Sara and I attended a movie night at our church last week. We had seen the feature before, but we were told there would be discussion afterwards and pizza by donation to boot. The movie in question was 2004’s “Saved!”. It’s the story of Jena Malone as Mary, a Born-Again teenage girl attending a Christian high school. One summer, her boyfriend admits to her that he’s gay and she sleeps with him in order to “help” him. The boyfriend ends up being sent to a Christian re-education home and she ends up pregnant. The rest of the movie revolves around her defending the dignity of herself and her friends from Christian Teen Queen Hilary Faye, played by Mandy Moore.
“Saved!”, in my opinion, really captures the dramatic relationship Abbotsford has with religion. We have churches on every other corner, and most people have some story about an uncomfortable encounter with a true believer. The nice thing about the movie is that it’s not a polemic against Christianity or religion in general. The characters all want to have some kind of salvation, whether it’s the approval of the church, God, or their peers. When we circled the chairs for the discussion, we started to talk about the difference between the mega-church sensibility of the high school in Saved! versus smaller congregations like Trinity Memorial. We decided that it came down to a difference between faith and belief. There is a lot of belief in larger churches. Moral ambiguity often gets sidetracked in favor of passion and conviction. Faith is a harder concept to put down in words. It is not simply believing in something despite evidence to the contrary. That would be called denial. It’s more of a mix of a sense of being loved and a sense of thankfulness. It’s hard to attain something that personal in a large church, but many people attend them because it’s so easy to ride the wave of enthusiasm.
Some members of the youth group were on hand to offer their thoughts. We learned that the mega-church youth groups were grand affairs involving youth ministers for every age group. They said they preferred Trinity Memorial’s youth group because they could spend more time getting to know people rather than just playing games or doing activities like at the mega-churches.

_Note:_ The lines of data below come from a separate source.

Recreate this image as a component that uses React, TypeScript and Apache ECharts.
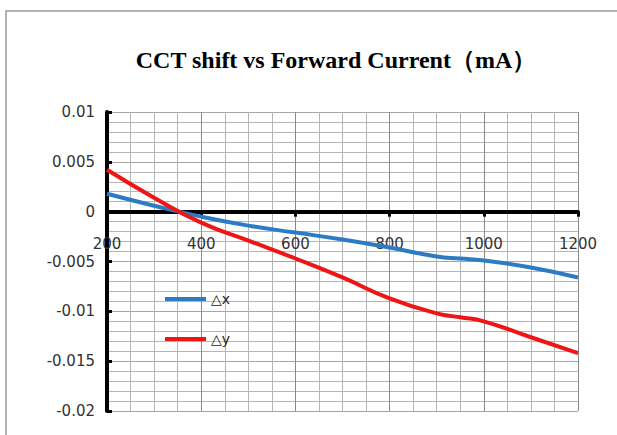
import React, { useEffect, useRef } from "react";
import * as echarts from "echarts";

const currents = [200, 300, 400, 500, 600, 700, 800, 900, 950, 1000, 1100, 1200];
const deltaX = [0.0018, 0.0006, -0.0005, -0.0014, -0.0021, -0.0028, -0.0036, -0.0045, -0.0047, -0.0049, -0.0056, -0.0066];
const deltaY = [0.0042, 0.0014, -0.0011, -0.0029, -0.0047, -0.0066, -0.0087, -0.0102, -0.0106, -0.011, -0.0126, -0.0142];
const xTicks = [200, 400, 600, 800, 1000, 1200];
const yTicks = ["-0.02", "-0.015", "-0.01", "-0.005", "0", "0.005", "0.01"];
const seriesNames = ["\u25B3x", "\u25B3y"];
const titleText = "CCT shift vs Forward Current\uFF08mA\uFF09";

const GRID_TOP = 112;
const GRID_BOTTOM = 24;
const H = 435;

export default function App() {
  const ref = useRef<HTMLDivElement>(null);
  useEffect(() => {
    if (!ref.current) return;
    const chart = echarts.init(ref.current, undefined, { renderer: "svg" });
    const fmtY = (v: number) => {
      const s = parseFloat(v.toFixed(4)).toString();
      return yTicks.includes(s) ? s : "";
    };
    const gridH = H - GRID_TOP - GRID_BOTTOM;
    const zeroOffset = -(gridH * (0.02 / 0.03));
    chart.setOption({
      animation: false,
      backgroundColor: "#ffffff",
      title: {
        text: titleText,
        left: 331,
        top: 43,
        textAlign: "center",
        textStyle: {
          fontFamily: "Liberation Serif",
          fontWeight: "bold",
          fontSize: 24,
          color: "#000",
        },
      },
      graphic: [
        {
          type: "rect",
          shape: { x: 6, y: 11, width: 700, height: 600 },
          style: { fill: "none", stroke: "#9a9a9a", lineWidth: 1.5 },
          silent: true,
        },
      ],
      legend: {
        orient: "vertical",
        left: 165,
        top: 292,
        padding: 0,
        icon: "rect",
        itemWidth: 41,
        itemHeight: 4,
        itemGap: 26,
        textStyle: { fontFamily: "DejaVu Sans", fontSize: 14, color: "#222" },
        data: seriesNames,
      },
      grid: { left: 107, right: 39, top: GRID_TOP, bottom: GRID_BOTTOM, containLabel: false, outerBoundsMode: "none" },
      xAxis: {
        type: "value",
        min: 200,
        max: 1200,
        interval: 200,
        offset: zeroOffset,
        axisLine: { onZero: false, lineStyle: { color: "#000", width: 4 } },
        axisTick: { show: true, length: 5, lineStyle: { color: "#000", width: 3 } },
        axisLabel: {
          margin: 25,
          fontFamily: "DejaVu Sans",
          fontSize: 15,
          color: "#333",
          formatter: (v: number) => (xTicks.includes(v) ? String(v) : ""),
        },
        splitLine: { show: true, lineStyle: { color: "#8a8a8a", width: 1 } },
        minorTick: { show: false, splitNumber: 4 },
        minorSplitLine: { show: true, lineStyle: { color: "#b5b5b5", width: 1 } },
      },
      yAxis: {
        type: "value",
        min: -0.02,
        max: 0.01,
        interval: 0.005,
        axisLine: { show: true, onZero: false, lineStyle: { color: "#000", width: 4 } },
        axisTick: { show: true, inside: true, length: 5, lineStyle: { color: "#000", width: 3 } },
        axisLabel: {
          margin: 12,
          fontFamily: "DejaVu Sans",
          fontSize: 15,
          color: "#333",
          formatter: fmtY,
        },
        splitLine: { show: true, lineStyle: { color: "#a5a5a5", width: 1 } },
        minorTick: { show: false, splitNumber: 5 },
        minorSplitLine: { show: true, lineStyle: { color: "#b5b5b5", width: 1 } },
      },
      series: [
        {
          name: seriesNames[0],
          type: "line",
          smooth: true,
          symbol: "none",
          lineStyle: { color: "#2d7bc4", width: 4 },
          itemStyle: { color: "#2d7bc4" },
          data: currents.map((c, i) => [c, deltaX[i]]),
          z: 3,
        },
        {
          name: seriesNames[1],
          type: "line",
          smooth: true,
          symbol: "none",
          lineStyle: { color: "#f01515", width: 4 },
          itemStyle: { color: "#f01515" },
          data: currents.map((c, i) => [c, deltaY[i]]),
          z: 3,
        },
      ],
    });
    return () => chart.dispose();
  }, []);
  return (
    <div
      ref={ref}
      style={{ position: "absolute", left: 0, top: 0, width: 617, height: 435 }}
    />
  );
}
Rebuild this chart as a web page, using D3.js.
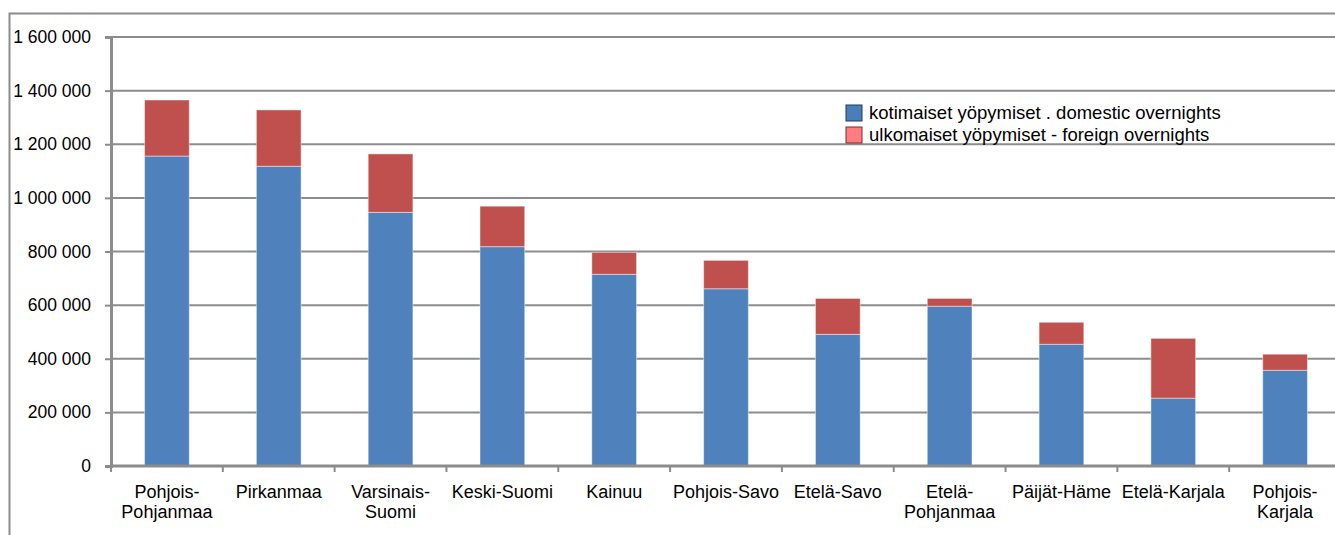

The amount of personnel at the mega-churches is mostly supported by the large amount of funds donated to them by the congregation. I asked everyone there what Trinity Memorial would do with that kind of money. The short answer was that it would paralyze us. Long drawn out arguments over what to do with a large inheritance have plagued many church boards. If Trinity Memorial put more energy into raising money than providing a friendly place to worship, we would lose that which makes Trinity Memorial what it is today.
It’s hard to tell what makes a place of worship the right place for anyone. A church is more than just having a relationship with a higher power. They are called communities of faith for reason. You can have deep discussions, find spiritual guidance, or just put yourself in a position to help others. At the end of the day, a church must more be a part of you than you are a part of a church.